A consistent class policy on the basis of a concrete transitional programme adapted to the conditions in each country, and a united front of the parties claiming to be of the working class, would be able also in certain cases to win a parliamentary majority, and in others to impose a government of the workers’ parties even if were minoritary from the viewpoint of parliamentary representation. Then, beginning with the formation (however it came about) of a workers’ government, everything would depend on the degree of extra-parliamentary mobilization and organization of the revolutionary masses, enabling the workers’ government to begin to act by going outside the bourgeois framework.

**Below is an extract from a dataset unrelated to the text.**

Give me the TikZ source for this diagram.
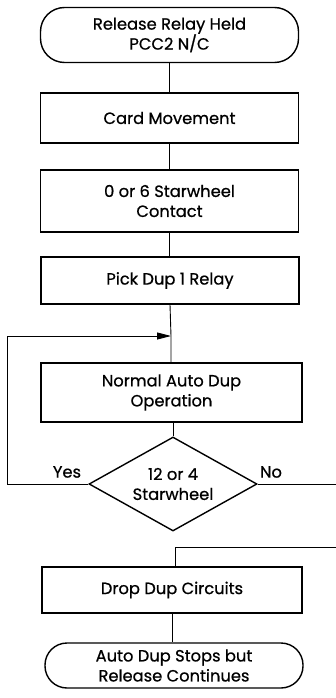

The ‘new road” to socialism in each advanced capitalist country, i.e., the concrete transitional road to socialism, depends on three conditions: the working up of a transitional programme adapted to the peculiarities of the country; a systematic united-front policy of the workers’ parties; the orientation of the programme and the front toward the government of the workers’ parties applying this programme and backed by the extra-parliamentary mobilization and organization of the masses.
This road is the only one that is realist and able to enthuse and mobilize the masses. In the moments of grave crisis in bourgeois democracy which will not fail, as in France, to occur in all countries, broad masses of the petty-bourgeoisie of town and country, as well as the backward layers of the proletariat, will desert the centre bourgeois formations and move toward the extremes. These are the moments that can permit the workers’ parties to polarize either an absolute majority or the active and decisive political majority of the masses and impose their government.
Everything depends on their programme and their determination to fight for workers’ power.
The discomfitures being accumulated by the Communist and Socialist Parties, faced by re-heartened bourgeois reaction, are in reality the price they are paying for their class-collaborationist policy at the service of “democracy,” and of their division.
There will be no “renewal” save by the rediscovery of united struggle transitional to socialism.
1. In his Concerning Certain Tendencies in Bourgeois Democracy, published in the March 1959 World Marxist Review.
2. World Marxist Review, January 1959.
3. V. Joannes, for his part, in the above-quoted article, formulates the general strategy of the CPs in the advanced capitalist countries at the present stage as follows: “To lead the masses by means of concrete action to the demand for action and broader participation in the political and economic management of the country at all levels.”